I think you did a great job with this implementation, it's certainly
worth submitting as non-RFC for proper upstream review. I know that
some people didn't get your patches, they got into spam somehow. So I
think it would be great to just resubmit it as non-RFC so that it
appears in patchworks as to-be-reviewew patches and hopefully will get
a wider audience to review this.

I've tried to answer some questions below, but would definitely like
more people to chime in. I haven't went through implementation in
details, but superficially it looks pretty clean and certainly ready
for proper non-RFC review.

One point about user API would be to maybe instead use bpf_dynptr as
an interface for specifying variable-sized lookup key instead of
hard-coded
 bpf_qp_trie_key. Please check recent work by Joanne on bpf_dynptr.

In short: looks great, I think it's certainly worth adding this as BPF
map type. Please submit as non-RFC and go through a proper review
process. Looking forward (even if that means reviewing 1000k lines of
dense algorithmic code :) ).

> The initial motivation for qp-trie map is to reduce memory usage for
> string keys special those with large differencies in length as
> discussed in [0]. And as a big-endian lexicographical ordered map, it
> can also be used for any binary data with fixed or variable length.
>
> Now the basic functionality of qp-trie is ready, so posting a RFC version
> to get more feedback or suggestions about qp-trie. Specially feedback
> about the following questions:
>
> (1) Application scenario for qp-trie
> Andrii had proposed to re-implement lpm-trie by using qp-trie. The
> advantage would be the speed up of lookup operations due to lower tree
> depth of qp-trie. Maybe the performance of update could also be improved
> although in cillium there is a big lock during lpm-trie update [1]. Is

Well, using qp-trie approach as an internal implementation of lpm-trie
is probably a major win already, what's wrong with that?

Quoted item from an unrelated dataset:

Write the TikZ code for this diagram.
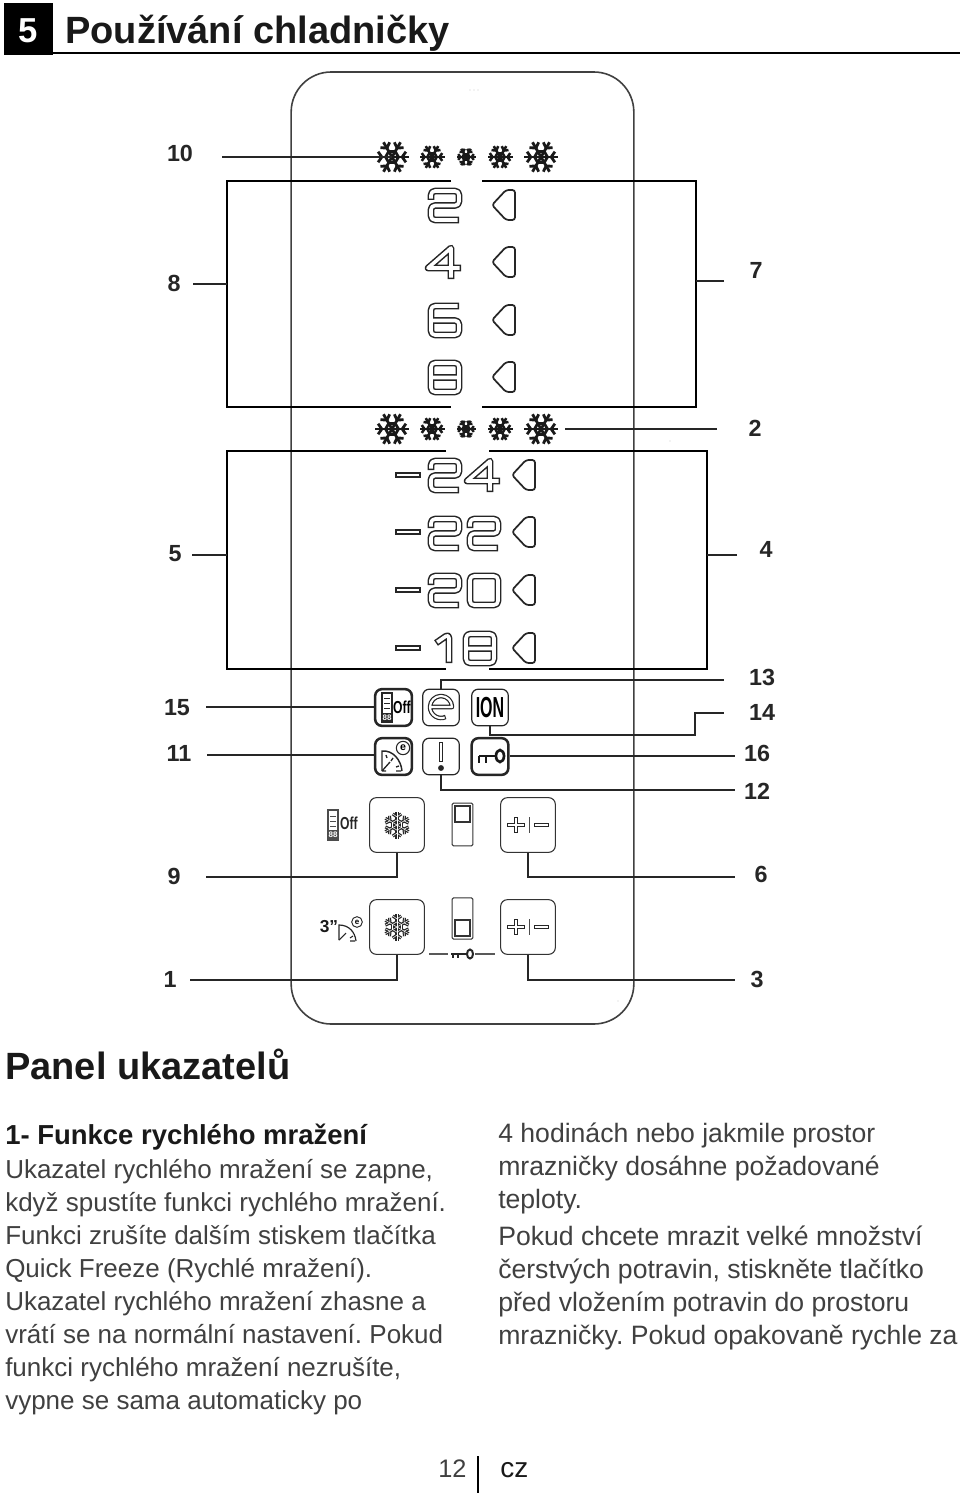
\documentclass[tikz,border=0pt]{standalone}
\usepackage{fontspec}
\setmainfont{Liberation Sans}
\usetikzlibrary{calc}
\tikzset{
 x=0.75pt,y=-0.75pt,
 frame/.style={draw=black,line width=1.1pt},
 lead/.style={draw=black!85,line width=1.1pt},
 lbl/.style={font=\fontsize{17.5}{20}\selectfont\bfseries,text=black!85,inner sep=0pt},
 body/.style={font=\fontsize{19.5}{24}\selectfont,text=black!75,anchor=base west,inner sep=0pt},
 bodyr/.style={font=\fontsize{19.95}{24}\selectfont,text=black!75,anchor=base west,inner sep=0pt},
 bodyb/.style={font=\fontsize{20.6}{24}\selectfont\bfseries,text=black!90,anchor=base west,inner sep=0pt},
 head/.style={font=\fontsize{28.5}{32}\selectfont\bfseries,text=black!90,anchor=base west,inner sep=0pt},
 icon/.style={draw=black!85,line width=0.9pt,rounded corners=5pt,minimum width=27.5pt,minimum height=27.5pt,inner sep=0pt},
 iconh/.style={draw=black!85,line width=1.9pt,rounded corners=5pt,minimum width=27.5pt,minimum height=27.5pt,inner sep=0pt},
 btn/.style={draw=black!80,line width=0.8pt,rounded corners=5pt,minimum width=41pt,minimum height=41pt,inner sep=0pt},
 slider/.style={draw=black!80,line width=0.8pt,rounded corners=1pt,minimum width=15.5pt,minimum height=32pt,inner sep=0pt},
 dout/.style={draw=black!85,line width=5pt,line join=round},
 din/.style={draw=white,line width=2.7pt,line join=round,shorten >=1.1pt,shorten <=1.1pt},
 dinc/.style={draw=white,line width=2.7pt,line join=round},
 iout/.style={draw=black!85,line width=3.4pt,line join=round},
 iin/.style={draw=white,line width=1.6pt,line join=round,shorten >=0.8pt,shorten <=0.8pt},
}
% double-outlined path
\newcommand{\dbl}[1]{\draw[dout,rounded corners=3pt]#1;\draw[din,rounded corners=3pt]#1;}
\newcommand{\dblc}[1]{\draw[dout,rounded corners=3pt]#1;\draw[dinc,rounded corners=3pt]#1;}
\newcommand{\dTwo}[2]{\begin{scope}[shift={(#1,#2)}]\dbl{(0,9)--(0,0)--(28,0)--(28,14.5)--(0,14.5)--(0,29)--(28,29)}\end{scope}}
\newcommand{\dFour}[2]{\begin{scope}[shift={(#1,#2)}]\draw[dout](22,31)--(22,0)--(-1,20)--(32,20);\draw[din](22,31)--(22,0)--(-1,20)--(32,20);\end{scope}}
\newcommand{\dSix}[2]{\begin{scope}[shift={(#1,#2)}]\dbl{(28,0)--(0,0)--(0,29)--(28,29)--(28,14.5)--(0,14.5)}\end{scope}}
\newcommand{\dEight}[2]{\begin{scope}[shift={(#1,#2)}]\dblc{(0,0)--(28,0)--(28,29)--(0,29)--cycle (0,14.5)--(28,14.5)}\end{scope}}
\newcommand{\dZero}[2]{\begin{scope}[shift={(#1,#2)}]\dblc{(0,0)--(28,0)--(28,29)--(0,29)--cycle}\end{scope}}
\newcommand{\dOne}[2]{\begin{scope}[shift={(#1,#2)}]\dbl{(0,9)--(13,0)--(13,29)}\end{scope}}
\newcommand{\dMinus}[2]{\draw[draw=black!85,line width=4.2pt](#1-1,#2)--+(26,0);\draw[draw=white,line width=1.6pt](#1+1,#2)--+(22,0);}
\newcommand{\tagmark}[2]{\draw[draw=black!85,line width=1.3pt,line join=round,rounded corners=2pt,fill=white](#1,#2)--(#1+14,#2-15)--(#1+23,#2-15)--(#1+23,#2+15)--(#1+14,#2+15)--cycle;}
% flake: x,y,radius,start angle,width,colour
\newcommand{\flake}[6]{\begin{scope}[shift={(#1,#2)}]
 \foreach \a in {0,60,...,300}{
  \draw[#6,line width=#5pt,line cap=butt](0,0)--++(\a+#4:#3);
  \draw[#6,line width=#5pt,line cap=butt]($(\a+#4:0.6*#3)$)--($(\a+#4:0.6*#3)+(\a+#4+55:0.38*#3)$);
  \draw[#6,line width=#5pt,line cap=butt]($(\a+#4:0.6*#3)$)--($(\a+#4:0.6*#3)+(\a+#4-55:0.38*#3)$);
  \draw[#6,line width=#5pt]($(\a+#4:0.38*#3)$)--($(\a+60+#4:0.38*#3)$);
 }
\end{scope}}
\begin{document}
\frenchspacing
\begin{tikzpicture}
\useasboundingbox (0,0) rectangle (960,1498);
% header
\node[fill=black,minimum width=36.75pt,minimum height=39pt,inner sep=0pt,font=\fontsize{26}{30}\selectfont\bfseries,text=white,text height=21pt,text depth=0pt] (sec) at (28.5,29) {5};
\coordinate (ruleend) at (960,53);
\draw[draw=black,line width=2.2pt] (sec.east |- ruleend) -- (ruleend);
\node[head] (title) at (65,44) {Používání chladničky};
% panel
\node[draw=black!75,line width=1.2pt,rounded corners=30pt,minimum width=257pt,minimum height=714pt,inner sep=0pt] (panel) at (462.5,548) {};
\fill[black!55] (470,90) circle (0.3pt) (474,90) circle (0.3pt) (478,90) circle (0.3pt) (670,441) circle (0.3pt) (618,1001) circle (0.3pt);
% frames
\coordinate (fa) at (451,181);\coordinate (fb) at (482,181);\coordinate (fc) at (482,407);\coordinate (fd) at (451,407);
\draw[frame] (fa) -- (227,181) -- (227,407) -- (fd);
\draw[frame] (fb) -- (696,181) -- (696,407) -- (fc);
\coordinate (ga) at (446,451);\coordinate (gb) at (489,451);\coordinate (gc) at (489,669);\coordinate (gd) at (446,669);
\draw[frame] (ga) -- (227,451) -- (227,669) -- (gd);
\draw[frame] (gb) -- (707,451) -- (707,669) -- (gc);
% flakes
\foreach \y in {157,429}{
 \flake{392}{\y}{17}{0}{2.1}{black!90}
 \flake{432}{\y}{12.5}{0}{1.9}{black!90}
 \flake{466}{\y}{9.5}{0}{1.8}{black!90}
 \flake{500}{\y}{12.5}{0}{1.9}{black!90}
 \flake{541}{\y}{17}{0}{2.1}{black!90}
}
% fridge digits
\dTwo{431}{191}\dFour{429}{248}\dSix{431}{306}\dEight{431}{363}
\tagmark{492}{205}\tagmark{492}{262}\tagmark{492}{320}\tagmark{492}{377}
% freezer digits
\dMinus{396}{475}\dTwo{431}{461}\dFour{468}{461}
\dMinus{396}{532}\dTwo{431}{519}\dTwo{470}{519}
\dMinus{396}{590}\dTwo{431}{576}\dZero{470}{576}
\dMinus{396}{648}\dOne{436}{634}\dEight{466}{634}
\tagmark{512}{475}\tagmark{512}{532}\tagmark{512}{590}\tagmark{512}{648}
% icons
\node[iconh] (iOff) at (393.5,707.5) {};
\node[icon] (iE) at (441,707.5) {};
\node[icon] (iIon) at (490,707.5) {};
\node[iconh] (iGauge) at (393.5,756.5) {};
\node[icon] (iWarn) at (441,756.5) {};
\node[iconh] (iKey) at (490,756.5) {};
% Off icon
\draw[black!85,line width=0.9pt] (382,693) rectangle (392,722);
\draw[black!85,line width=0.7pt] (384,698)--(390,698) (384,703)--(390,703) (384,708)--(390,708);
\fill[black!85] (382,713) rectangle (392,722);
\node[inner sep=0pt,font=\fontsize{6}{6}\selectfont\bfseries,text=white] (oA) at (387,717.5) {88};
\node[inner sep=0pt,font=\fontsize{13}{14}\selectfont\bfseries,text=black] (oB) at (402,707) {\scalebox{0.7}[1]{Off}};
% e icon
\draw[iout] (430,707)--(452,707) arc (0:-295:11);
\draw[iin] (430,707)--(452,707) arc (0:-295:11);
% ION
\node[inner sep=0pt,font=\fontsize{15}{16}\selectfont\bfseries,text=black] (ion) at (490,708) {\scalebox{0.8}[1.45]{ION}};
% gauge icon
\draw[black!85,line width=1.1pt] (382,771)--(382,751) .. controls (393,750) and (401,760) .. (402,771);
\draw[black!85,line width=1pt] (386,755)--(387,758) (393,758)--(391,761) (399,766)--(396,767) (382,771)--(390,762) (396,771)--(401,771) (382,771)--(386,771);
\node[draw=black!85,line width=0.8pt,circle,inner sep=0pt,minimum size=10pt,font=\fontsize{8}{8}\selectfont\bfseries] (gE) at (403,748) {e};
% warn
\draw[iout] (441,742)--(441,762);
\draw[iin] (441,742)--(441,762);
\fill[black!85] (441,768) circle (2.2pt);
% key
\draw[black!90,line width=1.8pt] (479,756)--(500,756) (479,756)--(479,763) (486,756)--(486,763);
\draw[black!90,line width=2pt,fill=white] (500,756) ellipse (4 and 6);
% off small
\draw[black!70,line width=0.8pt] (328,810) rectangle (338,840);
\draw[black!70,line width=0.6pt] (330,816)--(336,816) (330,821)--(336,821) (330,826)--(336,826);
\fill[black!70] (328,830) rectangle (338,840);
\node[inner sep=0pt,font=\fontsize{6}{6}\selectfont\bfseries,text=white] (oC) at (333,835) {88};
\node[inner sep=0pt,font=\fontsize{13}{14}\selectfont\bfseries,text=black!85] (oD) at (349,823) {\scalebox{0.7}[1]{Off}};
% buttons
\node[btn] (bA) at (397,825) {};
\node[btn] (bB) at (528,825) {};
\node[btn] (bC) at (397,927) {};
\node[btn] (bD) at (528,927) {};
\flake{397}{825}{13.5}{30}{2.3}{black!85}
\flake{397}{825}{13.5}{30}{0.4}{white}
\flake{397}{927}{13.5}{30}{2.3}{black!85}
\flake{397}{927}{13.5}{30}{0.4}{white}
\foreach \y in {825,927}{
 \draw[iout] (507,\y)--(525,\y) (516,\y-8)--(516,\y+8);
 \draw[draw=white,line width=1.2pt] (508,\y)--(524,\y) (516,\y-7)--(516,\y+7);
 \draw[draw=black!70,line width=0.7pt] (529,\y-8)--(529,\y+8);
 \draw[iout] (534,\y)--(549,\y);
 \draw[draw=white,line width=1.2pt] (535,\y)--(548,\y);
}
% sliders
\node[slider] (sA) at (462.5,824.5) {};
\draw[black!80,line width=0.8pt] (455,806) rectangle (470,822);
\node[slider,minimum height=31pt] (sB) at (462.5,918.5) {};
\draw[black!80,line width=0.8pt] (455,920) rectangle (470,936);
% small key row
\coordinate (ka) at (429,954);\coordinate (kb) at (448,954);\coordinate (kc) at (475,954);\coordinate (kd) at (495,954);
\draw[black!65,line width=0.8pt] (ka)--(kb) (kc)--(kd);
\draw[black!85,line width=1.3pt] (451,954)--(468,954) (453,954)--(453,958) (458,954)--(458,958);
\draw[black!85,line width=1.5pt,fill=white] (470,954) ellipse (3 and 4.5);
% 3" gauge
\node[inner sep=0pt,font=\fontsize{13}{13}\selectfont\bfseries,text=black!90] (tt) at (329,927) {3"};
\draw[black!85,line width=0.9pt] (339,940)--(339,925) .. controls (349,925) and (355,932) .. (356,941);
\draw[black!85,line width=0.8pt] (339,940)--(346,933) (350,938)--(353,936) (350,941)--(355,941);
\node[draw=black!85,line width=0.7pt,circle,inner sep=0pt,minimum size=8pt,font=\fontsize{6}{6}\selectfont\bfseries] (gF) at (357,922) {e};
% labels & leader ends
\node[lbl] (l10) at (180,153) {10};
\node[lbl] (l8) at (174,283) {8};
\node[lbl] (l7) at (756,270) {7};
\node[lbl] (l2) at (755,428) {2};
\node[lbl] (l5) at (175,554) {5};
\node[lbl] (l4) at (766,549) {4};
\node[lbl] (l13) at (762,677) {13};
\node[lbl] (l14) at (762,712) {14};
\node[lbl] (l15) at (177,708) {15};
\node[lbl] (l11) at (179,753) {11};
\node[lbl] (l16) at (757,753) {16};
\node[lbl] (l12) at (757,791) {12};
\node[lbl] (l9) at (174,876) {9};
\node[lbl] (l6) at (761,874) {6};
\node[lbl] (l1) at (170,979) {1};
\node[lbl] (l3) at (757,979) {3};
\coordinate (e10) at (222,157);\coordinate (p10) at (392,157);
\coordinate (e8) at (193,284);\coordinate (p8) at (227,284);
\coordinate (e7) at (724,281);\coordinate (p7) at (696,281);
\coordinate (e2) at (717,429);\coordinate (p2) at (565,429);
\coordinate (e5) at (192,555);\coordinate (p5) at (227,555);
\coordinate (e4) at (737,555);\coordinate (p4) at (707,555);
\coordinate (e13) at (724,680);
\coordinate (e14) at (724,713);\coordinate (m14) at (695,735);
\coordinate (e15) at (206,707);
\coordinate (e11) at (207,755);
\coordinate (e16) at (735,756);
\coordinate (e12) at (735,790);
\coordinate (e9) at (206,877);
\coordinate (e6) at (735,877);
\coordinate (e1) at (190,980);
\coordinate (e3) at (735,980);
\draw[lead] (e10)--(p10);
\draw[lead] (e8)--(p8);
\draw[lead] (e7)--(p7);
\draw[lead] (e2)--(p2);
\draw[lead] (e5)--(p5);
\draw[lead] (e4)--(p4);
\draw[lead] (iE.north) |- (e13);
\draw[lead] (iIon.south) |- (m14) -- (m14 |- e14) -- (e14);
\draw[lead] (e15)--(iOff.west |- e15);
\draw[lead] (e11)--(iGauge.west |- e11);
\draw[lead] (iKey.east |- e16)--(e16);
\draw[lead] (iWarn.south) |- (e12);
\draw[lead] (bA.south) |- (e9);
\draw[lead] (bB.south) |- (e6);
\draw[lead] (bC.south) |- (e1);
\draw[lead] (bD.south) |- (e3);
% text
\node[head] (pu) at (5,1079) {Panel ukazatelů};
\node[bodyb] (t0) at (5,1144) {1- Funkce rychlého mražení};
\node[body] (t1) at (5,1178) {Ukazatel rychlého mražení se zapne,};
\node[body] (t2) at (5,1211) {když spustíte funkci rychlého mražení.};
\node[body] (t3) at (5,1244) {Funkci zrušíte dalším stiskem tlačítka};
\node[body] (t4) at (5,1277) {Quick Freeze (Rychlé mražení).};
\node[body] (t5) at (5,1310) {Ukazatel rychlého mražení zhasne a};
\node[body] (t6) at (5,1343) {vrátí se na normální nastavení. Pokud};
\node[body] (t7) at (5,1376) {funkci rychlého mražení nezrušíte,};
\node[body] (t8) at (5,1409) {vypne se sama automaticky po};
\node[bodyr] (r1) at (498,1142) {4 hodinách nebo jakmile prostor};
\node[bodyr] (r2) at (498,1175) {mrazničky dosáhne požadované};
\node[bodyr] (r3) at (498,1208) {teploty.};
\node[bodyr] (r4) at (498,1245) {Pokud chcete mrazit velké množství};
\node[bodyr] (r5) at (498,1278) {čerstvých potravin, stiskněte tlačítko};
\node[bodyr] (r6) at (498,1311) {před vložením potravin do prostoru};
\node[bodyr] (r7) at (498,1344) {mrazničky. Pokud opakovaně rychle za};
% footer
\node[body,font=\fontsize{19}{24}\selectfont] (pg) at (438,1477) {12};
\node[body,font=\fontsize{21}{24}\selectfont,text=black!90] (cz) at (500,1477) {cz};
\coordinate (ba) at (478,1456);\coordinate (bb) at (478,1493);
\draw[draw=black,line width=1.8pt] (ba)--(bb);
\end{tikzpicture}
\end{document}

> there any other use cases for qp-trie ? Specially those cases which need
> both ordering and memory efficiency or cases in which jhash() of htab
> creates too much collisions and qp-trie lookup performances better than
> hash-table lookup as shown below:

I'm thinking about qp-trie as dynamically growable lookup table.
That's a pretty big use case already. There is an RB tree proposal
under review right now which would also satisfy dynamically growable
criteria, but its focus is slightly different and it remains to be
seen how convenient it will be as general-purpose resizable
alternative to hashmap. But from benchmarks I've found online, RB tree
will definitely use more memory than qp-trie.

Ordered property seems also very useful, but I don't yet have specific
use case for that. But once we have data structure like this in BPF,
I'm sure use cases will pop up.

>
>   Randomly-generated binary data with variable length (length range=[1, 256] entries=16K)
>
>   htab lookup      (1  thread)    5.062 ± 0.004M/s (drops 0.002 ± 0.000M/s mem 8.125 MiB)
>   htab lookup      (2  thread)   10.256 ± 0.017M/s (drops 0.006 ± 0.000M/s mem 8.114 MiB)
>   htab lookup      (4  thread)   20.383 ± 0.006M/s (drops 0.009 ± 0.000M/s mem 8.117 MiB)
>   htab lookup      (8  thread)   40.727 ± 0.093M/s (drops 0.010 ± 0.000M/s mem 8.123 MiB)
>   htab lookup      (16 thread)   81.333 ± 0.311M/s (drops 0.020 ± 0.000M/s mem 8.122 MiB)
>
>   qp-trie lookup   (1  thread)   10.161 ± 0.008M/s (drops 0.006 ± 0.000M/s mem 4.847 MiB)
>   qp-trie lookup   (2  thread)   20.287 ± 0.024M/s (drops 0.007 ± 0.000M/s mem 4.828 MiB)
>   qp-trie lookup   (4  thread)   40.784 ± 0.020M/s (drops 0.015 ± 0.000M/s mem 4.071 MiB)
>   qp-trie lookup   (8  thread)   81.165 ± 0.013M/s (drops 0.040 ± 0.000M/s mem 4.045 MiB)
>   qp-trie lookup   (16 thread)  159.955 ± 0.014M/s (drops 0.108 ± 0.000M/s mem 4.495 MiB)
>

Kind of surprised that qp-tire is twice as fast as hashmap. Do you
have any idea why hashmap is slower? Was htab pre-allocated? What was
it's max_entries?

>   * non-zero drops is due to duplicated keys in generated keys.
>
> (2) more fine-grained lock in qp-trie
> Now qp-trie is divided into 256 sub-trees by using the first character of

character -> byte, it's not always strings, right?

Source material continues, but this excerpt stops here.